My mom needs an AA meeting (advice?)

Jun 29, 2010 20:42


Like numerous times before, my dad came up to me to complain about how "mom's getting bigger from all that beer, that bag wasn't full of beer cans just yesterday and now look at it, she can't even hardly walk--look at her, you should really talk to her about this". Well, gee, dad, I don't see YOU trying to talk to her, either. And no, snide comments about all those beer cans and about her weight do not count. I repeat, DO NOT.

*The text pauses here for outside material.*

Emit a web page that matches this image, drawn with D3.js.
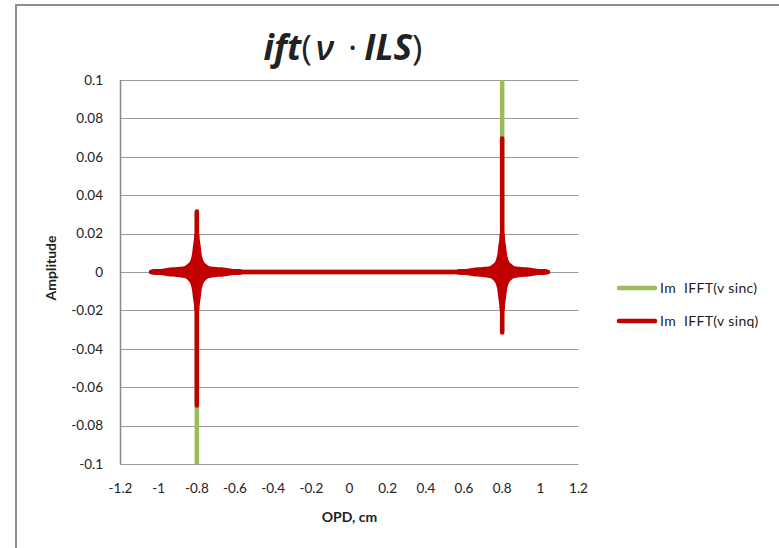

I'm not the most... well, I was going to say 'verbose', but I honestly can't even remember what that means. So maybe not that. But I'm not good at verbally expressing my feelings. Yeah, that. And I have tried to tell my mom that, "your drinking is becoming a problem, and it truly bothers me" but it doesn't seem to be getting through to her. At all. At one point I was debating on threatening suicide to see if, shit, maybe THAT will make her open her eyes, but... I'm not good at that kind-of follow-through-ness, either. That, and it's... drastic, especially after the whole 'classroom-suicide-joke' not too long ago. Suicide is normally a touchy subject.

But I... I honestly don't know what to do. I really fucking hate that I'm so indecisive about this, because something needs to have been done about a year+ ago. I've been working to get both of my parents to stop smoking and drinking for ages, but my methods aren't very good, and I can't bring myself to do the direct approach. I'm sure if I plucked up the courage somehow I could pull it off, but right now it's... not going to happen.

I seriously have no idea to go about this.